Reform possibilities include:
- forcing cable providers to cram all their news stations in the same numeric range of channels, say 2 through 15, creating a so-called "news neighbourhood" on the cable dial;
- forcing cable retailers to sell all Canadian news stations in a single bundle, meaning if you subscribe to, say, CTV, you'll have to get Sun too, thus ensuring you're exposed to that full "range of viewpoints" the commission considers so important;
- forcing cable companies to -- get this -- let their customers decide for themselves what individual news channels they do or don't want to watch/pay for.

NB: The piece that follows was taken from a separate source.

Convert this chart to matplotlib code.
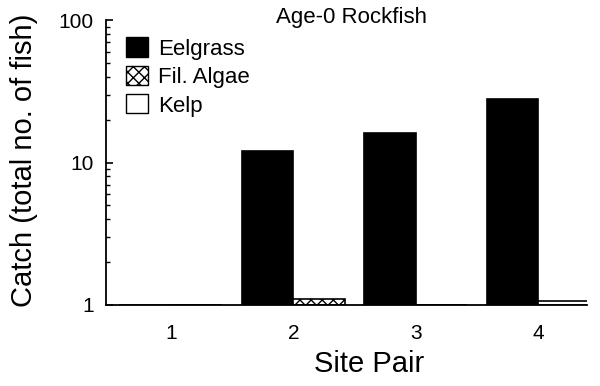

Of the three basic proposals, it's the third that's most revolutionary, at least by paternalistic CRTC standards. I mean, imagine: a Canada in which the news you get to watch is determined not by some take-it-or-leave it cable package, but your own personal preference. Radical!
Sun's 91h bid was obviously more than a little shameless, and, from a conservative philosophical perspective, hugely hypocritical. Yet that irony is now itself ironic, given the newfound possibility that the network's cynical appeal to the heavy hand of state power may actually provoke a lasting reform to Canadian cable that's vastly more capitalistic than their original request.
For a network that never stops bragging about wanting to "change Canadian television as we know it," that's not a bad legacy to leave -- even if it wasn't intentional.